Traditions legitimized and consolidated in the course of modernity, in other words its organizations, institutions and presbyteries, thus suddenly lose the aesthetic device that has allowed them to crystallize the difference between them and the street, to place themselves on the other side of the fence, this frontier that is illustrated, for example, by the distance that, in any museum, separates the work from the public. The sacred space of the museum, where the new pilgrims of society must go to redeem their ignorance and contemplate beauty, is the area of high symbolic density in which the secrecy and monopoly of power on the part of the State and its avatars are housed. Good taste and knowledge raised to supreme values, defended and distributed scientifically, are the levers through which the social body is organized with a dialectical finality between the production of knowledge and the generation of power. The museum is the sacred place, a secular sacrality, the archetype of the light and totalizing power relationship that regulates the relationship between elite and mass in the era of democracy. In its interior, the shadow line between the work and the barrier that the public can never cross acquires a special value. It is the metaphor of the imposition of the law and the rules according to which the public and the rulers, the represented and the representatives are obliged to keep different roles: the first to contemplate with reverence, the second to govern by radiating splendor and progressive destinies onto the masses. For the same reason, in any museum it is forbidden to dance, shout, eat... In short, to express the voice of the body, which must be reduced to the order of reason.

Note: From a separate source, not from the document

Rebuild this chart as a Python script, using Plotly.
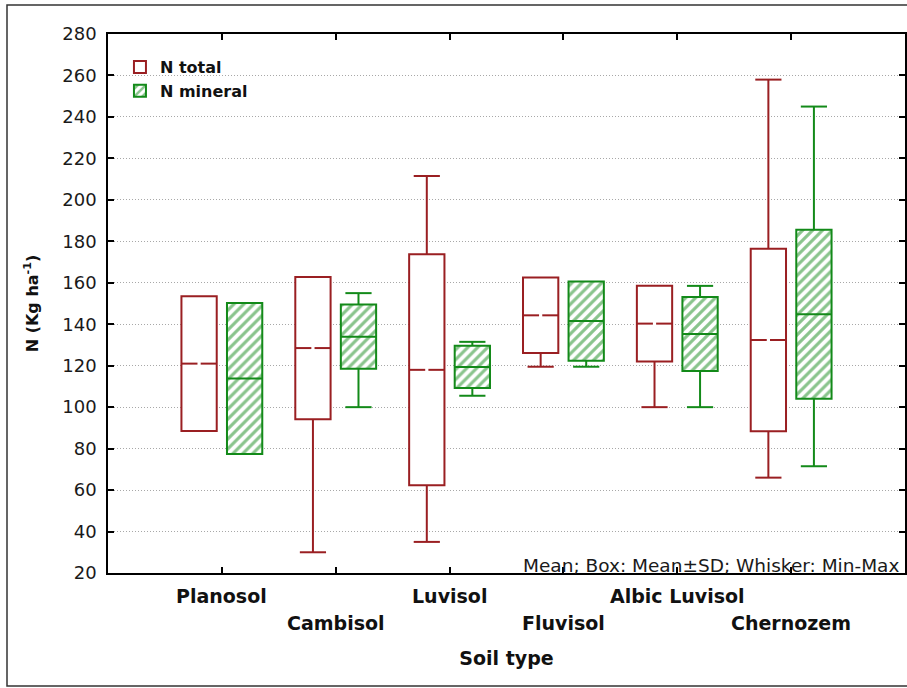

Here the artistic object must be contemplated in silence, with admiration or at least discretion, without being able to be touched or, at bottom, discussed, since everything in a museum is organized in such a way that the visitor moves in a predestined and closed frame of possible meaning. This model is, on closer inspection, the opposite of the one that is experienced through the linguistic games of horizontal and interactive communicative network platforms, where the space of pleasure, play and celebration as beauty is the result of electronic sociality and the connective affinities that make it up. The collapse of the boundary between work and audience is slowly but inevitably leading to the confusion of the two fields. This is why what we are talking about goes beyond the artistic field.
The technique of reproduction, as the thing could be formulated, removes the reproduced from the realm of tradition. By multiplying reproduction, it puts a quantitative series of events in the place of a single event. And by allowing the production to come to meet the one who enjoys it in his particular situation, it updates the product. Both processes lead to a violent upheaval that invests what is transmitted – an upheaval of tradition, which is the other side of the current crisis and the current renewal of humanity. They are closely linked to the mass movements of our time. (Benjamin, 2000, p. 23)
The masses, the great remnant of modernity – subject both created and feared by the instituted order – are recklessly endowed with an instrument that gives them the possibility of implementing their own disproportionate "quantities" of new "qualities", to the disadvantage of the guardians of power. What is "reproduced" is separated from the producer and his circle of faithful performers, but is also displaced from the stage – the museum and its corollaries – which had endowed it with its magic and supremacy. The actualization of any product in question thus becomes the antechamber of a sensibility that is irreconcilable with the strategies of the producers. It takes place discreetly against a backdrop of generalized distraction, leisure or fantasy. In this case, the work is adapted and appropriated within the daily life in order to make it aesthetic, to make it pleasant and "pretty". In the end, it ends up being definitively diverted when the poetic inhabiting – the poetics of the everyday – prevails over the instances of art and over artistic forms. In this sense, pop art, urban aesthetics and the cultural industry are only the beginnings of the public's becoming a work of art and its ordinary life triggered by Instagram's stories, selfies and snaps. According to Marx (1980), the act of consumption is the final phase of production, the consumer's finish being the way in which the merchandise comes to life as part of everyday life. It is, in a way, its continuation, its re-creation, the work of which the social body is the true artist – to use other words. We are thus facing – better yet, we are immersed in – the final and decisive finish of the consumer, where it becomes a work of art. This final outcome also reveals a fatality. Referring to the accomplishment of a process, it does not only announce the death of the art evoked by Hegel (1944), but also that of the public.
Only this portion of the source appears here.